→ RECORDS PROVIDED

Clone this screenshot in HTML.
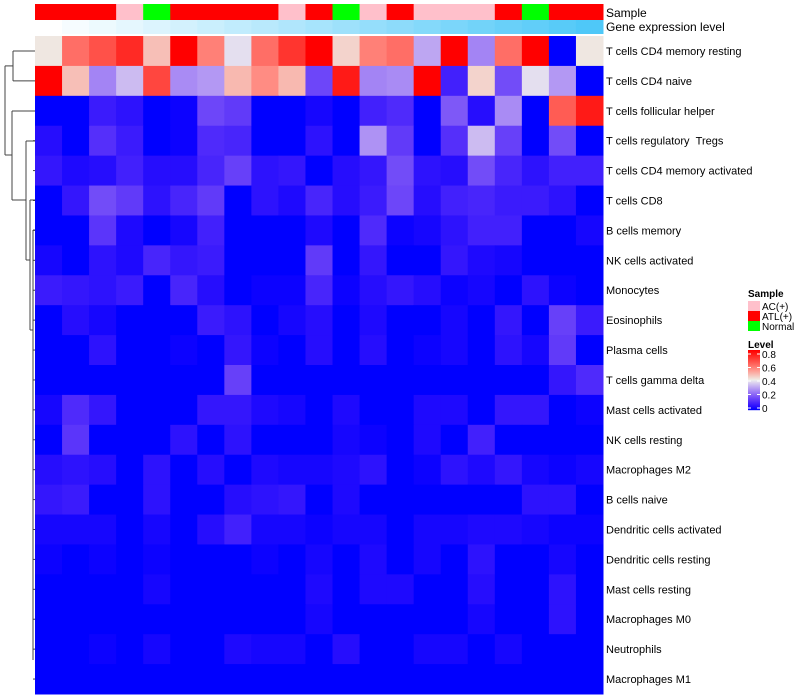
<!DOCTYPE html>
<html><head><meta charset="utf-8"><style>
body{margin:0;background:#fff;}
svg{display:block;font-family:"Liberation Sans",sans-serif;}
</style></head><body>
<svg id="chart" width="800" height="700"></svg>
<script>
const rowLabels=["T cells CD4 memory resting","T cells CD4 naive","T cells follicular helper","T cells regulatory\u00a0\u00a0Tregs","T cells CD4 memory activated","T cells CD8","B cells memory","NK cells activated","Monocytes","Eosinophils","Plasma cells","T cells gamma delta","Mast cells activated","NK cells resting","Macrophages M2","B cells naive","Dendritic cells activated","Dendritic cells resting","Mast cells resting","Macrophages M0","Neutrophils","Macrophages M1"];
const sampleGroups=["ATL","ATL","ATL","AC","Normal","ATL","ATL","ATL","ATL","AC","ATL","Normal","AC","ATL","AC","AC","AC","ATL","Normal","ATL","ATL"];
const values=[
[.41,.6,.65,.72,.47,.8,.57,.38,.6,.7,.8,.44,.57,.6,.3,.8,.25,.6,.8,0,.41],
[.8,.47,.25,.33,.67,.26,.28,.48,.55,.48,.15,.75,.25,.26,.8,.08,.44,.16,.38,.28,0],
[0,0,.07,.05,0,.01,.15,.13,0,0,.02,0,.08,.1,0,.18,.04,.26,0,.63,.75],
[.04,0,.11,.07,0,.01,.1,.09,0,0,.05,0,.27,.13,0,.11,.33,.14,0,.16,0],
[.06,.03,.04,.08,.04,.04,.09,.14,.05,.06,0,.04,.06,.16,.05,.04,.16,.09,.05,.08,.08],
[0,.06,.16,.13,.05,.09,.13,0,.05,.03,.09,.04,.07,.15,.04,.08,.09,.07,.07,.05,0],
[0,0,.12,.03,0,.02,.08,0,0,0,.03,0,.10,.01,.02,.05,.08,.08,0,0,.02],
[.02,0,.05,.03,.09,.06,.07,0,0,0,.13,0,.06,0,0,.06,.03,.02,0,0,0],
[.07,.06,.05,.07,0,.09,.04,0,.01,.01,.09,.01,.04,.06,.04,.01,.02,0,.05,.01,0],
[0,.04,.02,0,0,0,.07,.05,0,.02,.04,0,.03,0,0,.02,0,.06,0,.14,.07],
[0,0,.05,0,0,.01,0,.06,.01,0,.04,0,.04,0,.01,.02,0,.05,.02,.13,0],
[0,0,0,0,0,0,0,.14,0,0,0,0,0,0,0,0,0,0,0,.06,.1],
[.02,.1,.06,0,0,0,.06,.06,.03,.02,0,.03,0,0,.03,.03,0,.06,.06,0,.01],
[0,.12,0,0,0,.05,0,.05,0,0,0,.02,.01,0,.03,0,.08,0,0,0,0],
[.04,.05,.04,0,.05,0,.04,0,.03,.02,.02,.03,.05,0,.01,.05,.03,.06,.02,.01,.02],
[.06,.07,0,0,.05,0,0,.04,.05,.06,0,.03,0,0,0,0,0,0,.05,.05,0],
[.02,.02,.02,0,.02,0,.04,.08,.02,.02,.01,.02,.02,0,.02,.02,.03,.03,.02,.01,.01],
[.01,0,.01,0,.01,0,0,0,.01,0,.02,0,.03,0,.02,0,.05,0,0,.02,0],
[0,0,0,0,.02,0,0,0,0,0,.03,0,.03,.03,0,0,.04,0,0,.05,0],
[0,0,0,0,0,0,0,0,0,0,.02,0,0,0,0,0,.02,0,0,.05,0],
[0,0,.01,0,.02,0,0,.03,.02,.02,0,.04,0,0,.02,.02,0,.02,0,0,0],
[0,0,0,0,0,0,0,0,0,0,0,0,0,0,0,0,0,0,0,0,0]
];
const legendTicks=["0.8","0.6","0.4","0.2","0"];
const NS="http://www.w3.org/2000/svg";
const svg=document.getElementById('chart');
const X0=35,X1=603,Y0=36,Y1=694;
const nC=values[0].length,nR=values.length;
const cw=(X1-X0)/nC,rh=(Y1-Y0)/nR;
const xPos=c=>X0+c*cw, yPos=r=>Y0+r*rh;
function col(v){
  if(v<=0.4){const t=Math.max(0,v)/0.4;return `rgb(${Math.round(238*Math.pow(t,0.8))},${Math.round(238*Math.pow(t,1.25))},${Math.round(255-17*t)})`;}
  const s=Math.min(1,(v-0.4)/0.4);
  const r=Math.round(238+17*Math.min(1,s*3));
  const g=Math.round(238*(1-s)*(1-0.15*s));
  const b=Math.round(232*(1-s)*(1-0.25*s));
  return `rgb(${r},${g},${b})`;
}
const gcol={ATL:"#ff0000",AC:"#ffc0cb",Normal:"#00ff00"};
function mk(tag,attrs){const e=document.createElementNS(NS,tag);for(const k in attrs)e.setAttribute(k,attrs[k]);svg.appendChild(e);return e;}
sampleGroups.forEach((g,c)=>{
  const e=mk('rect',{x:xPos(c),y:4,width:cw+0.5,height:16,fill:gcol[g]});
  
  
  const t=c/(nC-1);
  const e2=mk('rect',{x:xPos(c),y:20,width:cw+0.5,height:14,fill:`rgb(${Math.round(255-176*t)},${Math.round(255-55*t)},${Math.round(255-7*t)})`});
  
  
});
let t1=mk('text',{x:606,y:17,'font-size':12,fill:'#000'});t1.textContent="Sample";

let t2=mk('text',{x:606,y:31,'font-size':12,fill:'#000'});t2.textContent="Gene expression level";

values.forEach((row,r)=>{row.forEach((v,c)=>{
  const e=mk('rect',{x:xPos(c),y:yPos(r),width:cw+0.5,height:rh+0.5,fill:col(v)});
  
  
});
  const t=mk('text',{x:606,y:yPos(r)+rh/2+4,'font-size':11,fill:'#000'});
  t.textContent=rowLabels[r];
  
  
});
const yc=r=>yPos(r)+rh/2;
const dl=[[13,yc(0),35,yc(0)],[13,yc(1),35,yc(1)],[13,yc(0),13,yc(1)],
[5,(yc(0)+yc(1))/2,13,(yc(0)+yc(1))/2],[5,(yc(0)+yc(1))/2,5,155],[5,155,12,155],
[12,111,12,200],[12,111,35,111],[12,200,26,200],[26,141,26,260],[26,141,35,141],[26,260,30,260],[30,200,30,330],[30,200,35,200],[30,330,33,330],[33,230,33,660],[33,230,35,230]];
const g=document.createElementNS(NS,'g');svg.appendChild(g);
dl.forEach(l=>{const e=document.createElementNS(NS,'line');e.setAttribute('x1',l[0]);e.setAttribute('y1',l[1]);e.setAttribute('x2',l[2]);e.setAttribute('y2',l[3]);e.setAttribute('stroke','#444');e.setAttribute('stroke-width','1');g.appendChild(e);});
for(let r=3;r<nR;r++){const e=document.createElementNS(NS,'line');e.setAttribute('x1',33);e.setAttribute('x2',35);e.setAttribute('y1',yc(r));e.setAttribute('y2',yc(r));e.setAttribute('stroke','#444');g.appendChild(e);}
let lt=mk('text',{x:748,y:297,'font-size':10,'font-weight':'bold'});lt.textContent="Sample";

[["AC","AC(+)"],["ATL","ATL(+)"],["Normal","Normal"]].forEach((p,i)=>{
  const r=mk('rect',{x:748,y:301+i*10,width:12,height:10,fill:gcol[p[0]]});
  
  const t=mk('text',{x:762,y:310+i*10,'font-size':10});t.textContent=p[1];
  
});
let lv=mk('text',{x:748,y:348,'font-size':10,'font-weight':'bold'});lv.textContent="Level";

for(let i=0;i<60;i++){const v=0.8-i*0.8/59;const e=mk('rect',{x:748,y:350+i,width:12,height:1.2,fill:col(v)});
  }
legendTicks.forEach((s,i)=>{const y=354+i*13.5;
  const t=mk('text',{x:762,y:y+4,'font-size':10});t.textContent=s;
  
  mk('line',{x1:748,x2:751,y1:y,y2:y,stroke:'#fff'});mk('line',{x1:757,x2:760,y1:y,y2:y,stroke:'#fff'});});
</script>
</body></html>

* * *

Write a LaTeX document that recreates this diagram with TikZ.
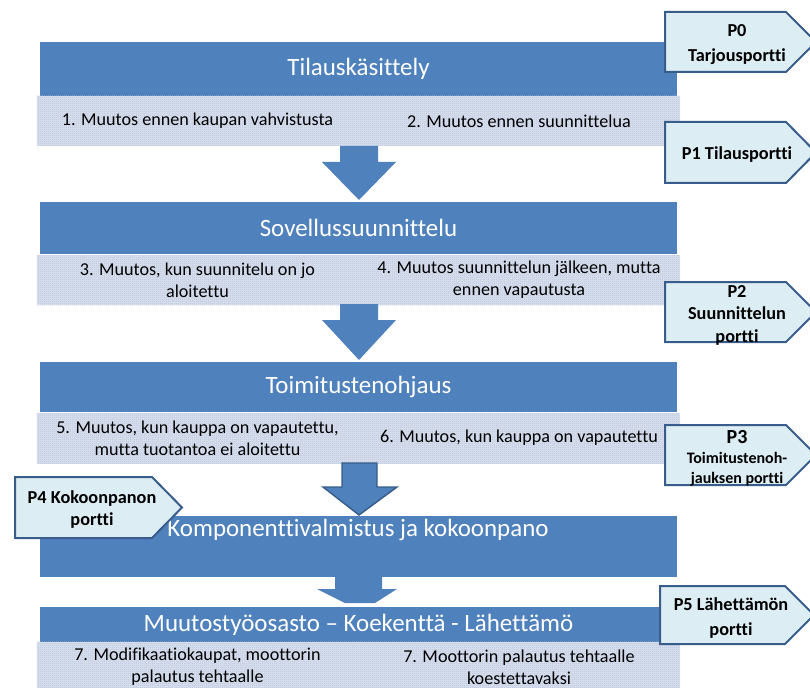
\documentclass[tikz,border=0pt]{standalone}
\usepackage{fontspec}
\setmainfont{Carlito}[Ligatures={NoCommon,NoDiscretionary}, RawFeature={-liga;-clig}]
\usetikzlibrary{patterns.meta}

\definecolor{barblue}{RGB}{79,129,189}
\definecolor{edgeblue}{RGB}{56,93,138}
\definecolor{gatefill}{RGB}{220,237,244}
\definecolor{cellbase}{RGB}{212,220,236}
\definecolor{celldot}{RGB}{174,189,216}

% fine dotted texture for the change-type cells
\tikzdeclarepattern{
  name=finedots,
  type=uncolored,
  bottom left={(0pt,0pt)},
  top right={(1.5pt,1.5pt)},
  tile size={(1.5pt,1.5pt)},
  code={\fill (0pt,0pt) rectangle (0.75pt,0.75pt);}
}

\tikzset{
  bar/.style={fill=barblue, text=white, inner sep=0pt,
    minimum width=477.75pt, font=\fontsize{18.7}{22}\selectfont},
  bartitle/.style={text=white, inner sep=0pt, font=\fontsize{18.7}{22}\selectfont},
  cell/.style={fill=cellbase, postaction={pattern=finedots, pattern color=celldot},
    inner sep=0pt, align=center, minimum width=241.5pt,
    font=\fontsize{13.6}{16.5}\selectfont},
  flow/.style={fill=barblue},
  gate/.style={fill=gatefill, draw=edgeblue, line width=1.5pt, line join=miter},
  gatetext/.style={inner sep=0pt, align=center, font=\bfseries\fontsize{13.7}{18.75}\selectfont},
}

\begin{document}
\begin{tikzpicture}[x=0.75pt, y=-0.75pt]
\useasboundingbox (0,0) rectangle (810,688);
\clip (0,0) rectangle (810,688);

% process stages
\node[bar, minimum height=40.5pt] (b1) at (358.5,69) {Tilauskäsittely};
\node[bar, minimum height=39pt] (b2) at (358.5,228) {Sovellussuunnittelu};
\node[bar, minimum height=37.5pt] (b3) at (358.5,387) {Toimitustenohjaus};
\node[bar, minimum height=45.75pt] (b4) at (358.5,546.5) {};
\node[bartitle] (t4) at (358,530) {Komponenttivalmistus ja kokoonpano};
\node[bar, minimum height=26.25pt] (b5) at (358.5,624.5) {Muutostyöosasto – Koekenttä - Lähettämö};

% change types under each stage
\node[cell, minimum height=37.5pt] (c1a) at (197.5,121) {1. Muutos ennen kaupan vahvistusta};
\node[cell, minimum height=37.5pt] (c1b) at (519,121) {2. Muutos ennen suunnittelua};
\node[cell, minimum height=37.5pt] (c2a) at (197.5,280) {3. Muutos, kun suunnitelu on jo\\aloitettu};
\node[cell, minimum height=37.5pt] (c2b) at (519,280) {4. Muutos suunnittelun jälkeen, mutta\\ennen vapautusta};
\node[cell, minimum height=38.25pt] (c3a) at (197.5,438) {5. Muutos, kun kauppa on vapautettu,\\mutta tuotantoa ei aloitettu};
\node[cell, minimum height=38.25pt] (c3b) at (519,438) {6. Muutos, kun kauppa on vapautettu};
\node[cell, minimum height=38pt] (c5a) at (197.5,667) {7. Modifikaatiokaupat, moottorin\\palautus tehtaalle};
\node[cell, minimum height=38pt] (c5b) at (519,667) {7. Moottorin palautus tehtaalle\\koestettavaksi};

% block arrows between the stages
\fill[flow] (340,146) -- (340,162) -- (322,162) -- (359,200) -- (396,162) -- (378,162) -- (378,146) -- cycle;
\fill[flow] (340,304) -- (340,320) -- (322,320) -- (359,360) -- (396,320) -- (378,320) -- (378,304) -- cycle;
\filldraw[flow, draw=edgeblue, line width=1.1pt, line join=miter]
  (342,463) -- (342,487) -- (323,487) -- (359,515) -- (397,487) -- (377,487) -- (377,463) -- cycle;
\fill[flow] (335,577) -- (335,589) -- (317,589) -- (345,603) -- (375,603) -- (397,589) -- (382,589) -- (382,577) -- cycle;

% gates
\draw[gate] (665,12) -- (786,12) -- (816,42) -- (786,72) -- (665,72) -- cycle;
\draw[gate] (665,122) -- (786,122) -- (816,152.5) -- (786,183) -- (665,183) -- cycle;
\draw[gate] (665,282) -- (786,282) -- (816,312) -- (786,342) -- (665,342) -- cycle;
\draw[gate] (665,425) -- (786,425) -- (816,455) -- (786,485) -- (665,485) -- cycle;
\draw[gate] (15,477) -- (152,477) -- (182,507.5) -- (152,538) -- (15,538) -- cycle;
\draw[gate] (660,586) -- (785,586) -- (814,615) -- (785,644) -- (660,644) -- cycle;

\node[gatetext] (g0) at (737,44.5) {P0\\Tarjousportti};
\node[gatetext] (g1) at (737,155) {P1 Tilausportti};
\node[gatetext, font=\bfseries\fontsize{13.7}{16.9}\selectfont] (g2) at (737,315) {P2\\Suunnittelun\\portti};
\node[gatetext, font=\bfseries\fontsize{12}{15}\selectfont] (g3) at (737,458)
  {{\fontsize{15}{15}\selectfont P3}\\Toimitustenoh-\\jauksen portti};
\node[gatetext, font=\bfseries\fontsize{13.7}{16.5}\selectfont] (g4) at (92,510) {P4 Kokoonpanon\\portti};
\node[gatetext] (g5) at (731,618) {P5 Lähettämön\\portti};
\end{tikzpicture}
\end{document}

→ WHAT TO WORK ON
From the entries above, copy every line where the word "this" shows up.

→ TASK RESPONSE
Clone this screenshot in HTML.
Write a LaTeX document that recreates this diagram with TikZ.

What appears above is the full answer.